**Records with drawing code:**
* * *

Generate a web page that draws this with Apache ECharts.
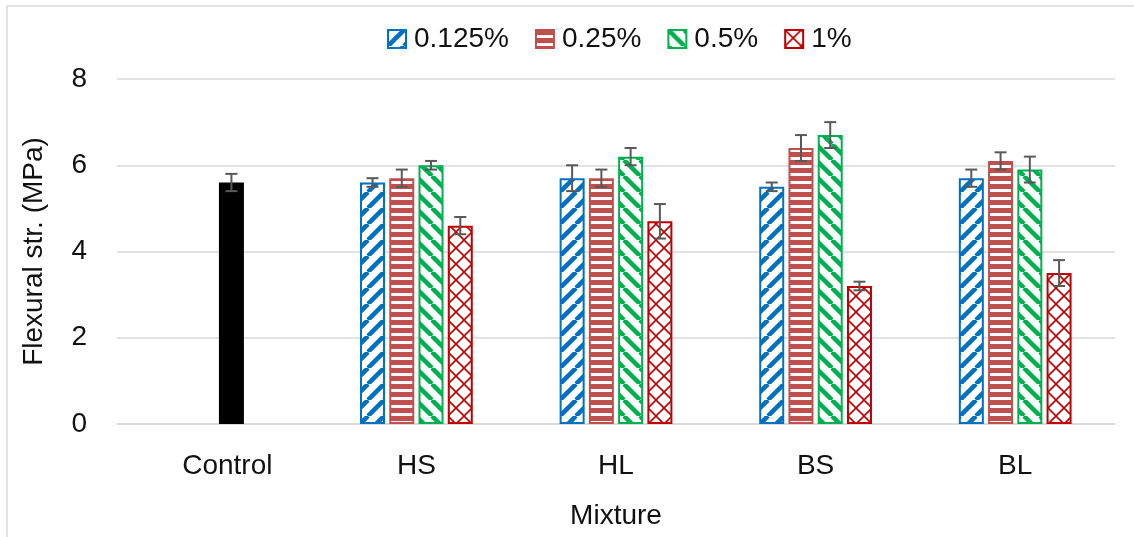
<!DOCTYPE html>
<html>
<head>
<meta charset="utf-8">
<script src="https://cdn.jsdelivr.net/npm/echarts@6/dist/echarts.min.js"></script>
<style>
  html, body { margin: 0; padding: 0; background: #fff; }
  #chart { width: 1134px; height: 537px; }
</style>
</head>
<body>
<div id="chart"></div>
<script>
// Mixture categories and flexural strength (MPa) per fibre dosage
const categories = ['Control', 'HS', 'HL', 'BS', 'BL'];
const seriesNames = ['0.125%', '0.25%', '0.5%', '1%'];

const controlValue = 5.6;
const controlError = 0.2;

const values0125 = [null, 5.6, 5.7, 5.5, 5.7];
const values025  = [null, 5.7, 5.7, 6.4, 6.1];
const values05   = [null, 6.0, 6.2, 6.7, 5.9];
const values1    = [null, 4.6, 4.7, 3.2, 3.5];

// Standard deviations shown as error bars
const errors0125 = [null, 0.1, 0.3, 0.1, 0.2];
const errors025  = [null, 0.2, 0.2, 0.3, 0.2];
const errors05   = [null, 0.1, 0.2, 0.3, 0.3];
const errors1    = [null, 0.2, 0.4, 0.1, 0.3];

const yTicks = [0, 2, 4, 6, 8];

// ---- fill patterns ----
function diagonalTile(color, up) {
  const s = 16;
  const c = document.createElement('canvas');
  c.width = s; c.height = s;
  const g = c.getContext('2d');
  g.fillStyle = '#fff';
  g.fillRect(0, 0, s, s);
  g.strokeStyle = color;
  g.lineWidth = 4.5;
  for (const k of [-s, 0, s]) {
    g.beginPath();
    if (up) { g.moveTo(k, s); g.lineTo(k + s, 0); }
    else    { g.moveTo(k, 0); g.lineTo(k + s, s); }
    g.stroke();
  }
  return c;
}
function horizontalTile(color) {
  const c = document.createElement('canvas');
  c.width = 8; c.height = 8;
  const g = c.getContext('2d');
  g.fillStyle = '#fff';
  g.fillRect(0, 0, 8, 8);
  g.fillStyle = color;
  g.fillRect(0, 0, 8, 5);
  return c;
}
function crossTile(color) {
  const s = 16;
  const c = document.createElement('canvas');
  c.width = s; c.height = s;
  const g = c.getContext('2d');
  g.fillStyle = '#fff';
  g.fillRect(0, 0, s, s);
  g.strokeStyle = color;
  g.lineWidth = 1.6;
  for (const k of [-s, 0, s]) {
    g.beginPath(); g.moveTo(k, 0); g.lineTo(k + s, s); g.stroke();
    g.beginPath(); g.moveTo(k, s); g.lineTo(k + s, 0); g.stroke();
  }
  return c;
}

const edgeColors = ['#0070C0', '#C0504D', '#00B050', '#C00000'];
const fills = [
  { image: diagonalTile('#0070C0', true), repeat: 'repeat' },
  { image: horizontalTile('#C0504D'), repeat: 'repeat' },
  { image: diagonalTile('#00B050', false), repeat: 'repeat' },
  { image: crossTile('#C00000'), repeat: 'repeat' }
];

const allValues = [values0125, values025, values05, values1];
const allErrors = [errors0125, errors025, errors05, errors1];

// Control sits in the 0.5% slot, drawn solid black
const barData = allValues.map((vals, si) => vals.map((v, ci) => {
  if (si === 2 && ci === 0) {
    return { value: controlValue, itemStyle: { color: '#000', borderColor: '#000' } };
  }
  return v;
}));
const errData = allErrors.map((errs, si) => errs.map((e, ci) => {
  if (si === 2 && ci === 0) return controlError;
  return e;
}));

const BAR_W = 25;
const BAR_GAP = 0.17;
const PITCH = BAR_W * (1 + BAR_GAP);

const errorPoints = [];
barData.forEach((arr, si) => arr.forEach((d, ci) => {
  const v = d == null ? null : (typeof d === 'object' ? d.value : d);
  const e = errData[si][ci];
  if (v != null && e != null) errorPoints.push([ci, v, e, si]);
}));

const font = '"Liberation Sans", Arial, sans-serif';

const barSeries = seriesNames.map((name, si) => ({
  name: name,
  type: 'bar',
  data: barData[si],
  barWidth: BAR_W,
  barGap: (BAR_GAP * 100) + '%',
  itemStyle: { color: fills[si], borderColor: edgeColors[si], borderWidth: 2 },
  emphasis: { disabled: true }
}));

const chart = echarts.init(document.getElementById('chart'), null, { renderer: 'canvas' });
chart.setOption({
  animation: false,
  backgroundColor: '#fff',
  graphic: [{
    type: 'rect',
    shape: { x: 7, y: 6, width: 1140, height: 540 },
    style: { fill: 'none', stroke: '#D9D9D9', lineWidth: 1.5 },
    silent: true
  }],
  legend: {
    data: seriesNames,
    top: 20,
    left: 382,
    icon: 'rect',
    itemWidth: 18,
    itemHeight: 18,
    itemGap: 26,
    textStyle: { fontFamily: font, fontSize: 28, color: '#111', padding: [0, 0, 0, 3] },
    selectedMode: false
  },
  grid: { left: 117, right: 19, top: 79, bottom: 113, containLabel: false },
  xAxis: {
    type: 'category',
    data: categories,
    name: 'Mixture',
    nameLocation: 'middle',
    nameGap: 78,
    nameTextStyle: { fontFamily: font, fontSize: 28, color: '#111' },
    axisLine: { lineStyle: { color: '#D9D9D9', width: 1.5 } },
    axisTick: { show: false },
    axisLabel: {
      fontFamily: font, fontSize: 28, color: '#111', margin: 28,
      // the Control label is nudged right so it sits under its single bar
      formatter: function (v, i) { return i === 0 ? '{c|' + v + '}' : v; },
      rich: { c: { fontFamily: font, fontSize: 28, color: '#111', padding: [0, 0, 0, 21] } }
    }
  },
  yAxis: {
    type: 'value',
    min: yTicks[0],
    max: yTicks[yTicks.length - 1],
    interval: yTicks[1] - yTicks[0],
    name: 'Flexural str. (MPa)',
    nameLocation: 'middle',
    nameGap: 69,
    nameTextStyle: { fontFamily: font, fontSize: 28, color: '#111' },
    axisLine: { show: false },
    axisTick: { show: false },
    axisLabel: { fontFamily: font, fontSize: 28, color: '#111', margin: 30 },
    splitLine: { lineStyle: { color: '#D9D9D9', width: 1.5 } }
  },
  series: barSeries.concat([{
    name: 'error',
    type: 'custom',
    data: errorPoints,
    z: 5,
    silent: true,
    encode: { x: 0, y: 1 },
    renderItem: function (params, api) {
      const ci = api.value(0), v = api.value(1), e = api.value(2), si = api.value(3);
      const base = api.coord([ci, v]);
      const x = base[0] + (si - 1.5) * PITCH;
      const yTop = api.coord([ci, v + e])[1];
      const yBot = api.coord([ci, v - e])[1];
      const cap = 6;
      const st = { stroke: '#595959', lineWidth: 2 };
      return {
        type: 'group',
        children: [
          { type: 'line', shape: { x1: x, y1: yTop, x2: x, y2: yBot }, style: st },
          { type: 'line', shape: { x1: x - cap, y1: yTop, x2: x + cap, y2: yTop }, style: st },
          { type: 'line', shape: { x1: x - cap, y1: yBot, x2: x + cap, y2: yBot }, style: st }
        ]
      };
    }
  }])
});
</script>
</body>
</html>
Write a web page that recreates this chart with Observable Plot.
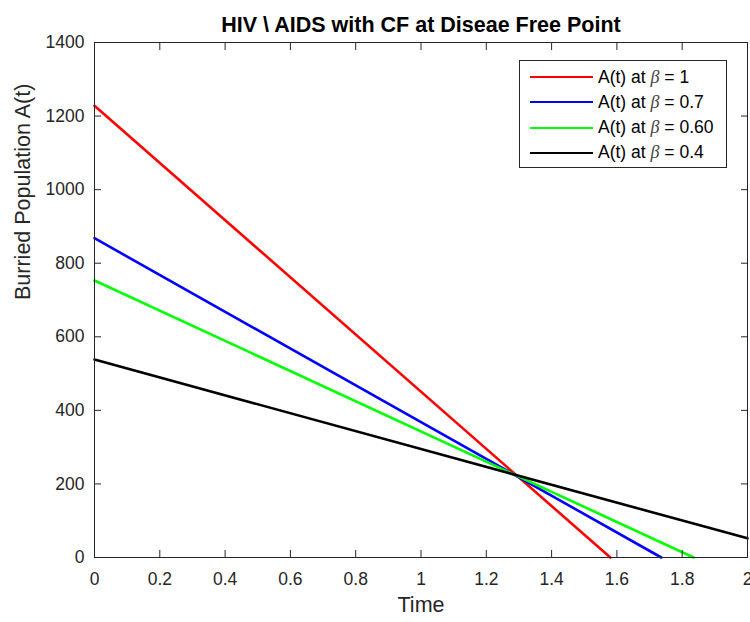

* * *

**The problem:** Write the lines above out again exactly, without any of their pictures.

**Written response:**
Generate a web page that draws this with Apache ECharts.
<!DOCTYPE html>
<html>
<head>
<meta charset="utf-8">
<script src="https://cdn.jsdelivr.net/npm/echarts@6/dist/echarts.min.js"></script>
<style>
  html, body { margin: 0; padding: 0; background: #fff; }
  #chart { width: 1134px; height: 537px; }
</style>
</head>
<body>
<div id="chart"></div>
<script>
// Mixture categories and flexural strength (MPa) per fibre dosage
const categories = ['Control', 'HS', 'HL', 'BS', 'BL'];
const seriesNames = ['0.125%', '0.25%', '0.5%', '1%'];

const controlValue = 5.6;
const controlError = 0.2;

const values0125 = [null, 5.6, 5.7, 5.5, 5.7];
const values025  = [null, 5.7, 5.7, 6.4, 6.1];
const values05   = [null, 6.0, 6.2, 6.7, 5.9];
const values1    = [null, 4.6, 4.7, 3.2, 3.5];

// Standard deviations shown as error bars
const errors0125 = [null, 0.1, 0.3, 0.1, 0.2];
const errors025  = [null, 0.2, 0.2, 0.3, 0.2];
const errors05   = [null, 0.1, 0.2, 0.3, 0.3];
const errors1    = [null, 0.2, 0.4, 0.1, 0.3];

const yTicks = [0, 2, 4, 6, 8];

// ---- fill patterns ----
function diagonalTile(color, up) {
  const s = 16;
  const c = document.createElement('canvas');
  c.width = s; c.height = s;
  const g = c.getContext('2d');
  g.fillStyle = '#fff';
  g.fillRect(0, 0, s, s);
  g.strokeStyle = color;
  g.lineWidth = 4.5;
  for (const k of [-s, 0, s]) {
    g.beginPath();
    if (up) { g.moveTo(k, s); g.lineTo(k + s, 0); }
    else    { g.moveTo(k, 0); g.lineTo(k + s, s); }
    g.stroke();
  }
  return c;
}
function horizontalTile(color) {
  const c = document.createElement('canvas');
  c.width = 8; c.height = 8;
  const g = c.getContext('2d');
  g.fillStyle = '#fff';
  g.fillRect(0, 0, 8, 8);
  g.fillStyle = color;
  g.fillRect(0, 0, 8, 5);
  return c;
}
function crossTile(color) {
  const s = 16;
  const c = document.createElement('canvas');
  c.width = s; c.height = s;
  const g = c.getContext('2d');
  g.fillStyle = '#fff';
  g.fillRect(0, 0, s, s);
  g.strokeStyle = color;
  g.lineWidth = 1.6;
  for (const k of [-s, 0, s]) {
    g.beginPath(); g.moveTo(k, 0); g.lineTo(k + s, s); g.stroke();
    g.beginPath(); g.moveTo(k, s); g.lineTo(k + s, 0); g.stroke();
  }
  return c;
}

const edgeColors = ['#0070C0', '#C0504D', '#00B050', '#C00000'];
const fills = [
  { image: diagonalTile('#0070C0', true), repeat: 'repeat' },
  { image: horizontalTile('#C0504D'), repeat: 'repeat' },
  { image: diagonalTile('#00B050', false), repeat: 'repeat' },
  { image: crossTile('#C00000'), repeat: 'repeat' }
];

const allValues = [values0125, values025, values05, values1];
const allErrors = [errors0125, errors025, errors05, errors1];

// Control sits in the 0.5% slot, drawn solid black
const barData = allValues.map((vals, si) => vals.map((v, ci) => {
  if (si === 2 && ci === 0) {
    return { value: controlValue, itemStyle: { color: '#000', borderColor: '#000' } };
  }
  return v;
}));
const errData = allErrors.map((errs, si) => errs.map((e, ci) => {
  if (si === 2 && ci === 0) return controlError;
  return e;
}));

const BAR_W = 25;
const BAR_GAP = 0.17;
const PITCH = BAR_W * (1 + BAR_GAP);

const errorPoints = [];
barData.forEach((arr, si) => arr.forEach((d, ci) => {
  const v = d == null ? null : (typeof d === 'object' ? d.value : d);
  const e = errData[si][ci];
  if (v != null && e != null) errorPoints.push([ci, v, e, si]);
}));

const font = '"Liberation Sans", Arial, sans-serif';

const barSeries = seriesNames.map((name, si) => ({
  name: name,
  type: 'bar',
  data: barData[si],
  barWidth: BAR_W,
  barGap: (BAR_GAP * 100) + '%',
  itemStyle: { color: fills[si], borderColor: edgeColors[si], borderWidth: 2 },
  emphasis: { disabled: true }
}));

const chart = echarts.init(document.getElementById('chart'), null, { renderer: 'canvas' });
chart.setOption({
  animation: false,
  backgroundColor: '#fff',
  graphic: [{
    type: 'rect',
    shape: { x: 7, y: 6, width: 1140, height: 540 },
    style: { fill: 'none', stroke: '#D9D9D9', lineWidth: 1.5 },
    silent: true
  }],
  legend: {
    data: seriesNames,
    top: 20,
    left: 382,
    icon: 'rect',
    itemWidth: 18,
    itemHeight: 18,
    itemGap: 26,
    textStyle: { fontFamily: font, fontSize: 28, color: '#111', padding: [0, 0, 0, 3] },
    selectedMode: false
  },
  grid: { left: 117, right: 19, top: 79, bottom: 113, containLabel: false },
  xAxis: {
    type: 'category',
    data: categories,
    name: 'Mixture',
    nameLocation: 'middle',
    nameGap: 78,
    nameTextStyle: { fontFamily: font, fontSize: 28, color: '#111' },
    axisLine: { lineStyle: { color: '#D9D9D9', width: 1.5 } },
    axisTick: { show: false },
    axisLabel: {
      fontFamily: font, fontSize: 28, color: '#111', margin: 28,
      // the Control label is nudged right so it sits under its single bar
      formatter: function (v, i) { return i === 0 ? '{c|' + v + '}' : v; },
      rich: { c: { fontFamily: font, fontSize: 28, color: '#111', padding: [0, 0, 0, 21] } }
    }
  },
  yAxis: {
    type: 'value',
    min: yTicks[0],
    max: yTicks[yTicks.length - 1],
    interval: yTicks[1] - yTicks[0],
    name: 'Flexural str. (MPa)',
    nameLocation: 'middle',
    nameGap: 69,
    nameTextStyle: { fontFamily: font, fontSize: 28, color: '#111' },
    axisLine: { show: false },
    axisTick: { show: false },
    axisLabel: { fontFamily: font, fontSize: 28, color: '#111', margin: 30 },
    splitLine: { lineStyle: { color: '#D9D9D9', width: 1.5 } }
  },
  series: barSeries.concat([{
    name: 'error',
    type: 'custom',
    data: errorPoints,
    z: 5,
    silent: true,
    encode: { x: 0, y: 1 },
    renderItem: function (params, api) {
      const ci = api.value(0), v = api.value(1), e = api.value(2), si = api.value(3);
      const base = api.coord([ci, v]);
      const x = base[0] + (si - 1.5) * PITCH;
      const yTop = api.coord([ci, v + e])[1];
      const yBot = api.coord([ci, v - e])[1];
      const cap = 6;
      const st = { stroke: '#595959', lineWidth: 2 };
      return {
        type: 'group',
        children: [
          { type: 'line', shape: { x1: x, y1: yTop, x2: x, y2: yBot }, style: st },
          { type: 'line', shape: { x1: x - cap, y1: yTop, x2: x + cap, y2: yTop }, style: st },
          { type: 'line', shape: { x1: x - cap, y1: yBot, x2: x + cap, y2: yBot }, style: st }
        ]
      };
    }
  }])
});
</script>
</body>
</html>
Write a web page that recreates this chart with Observable Plot.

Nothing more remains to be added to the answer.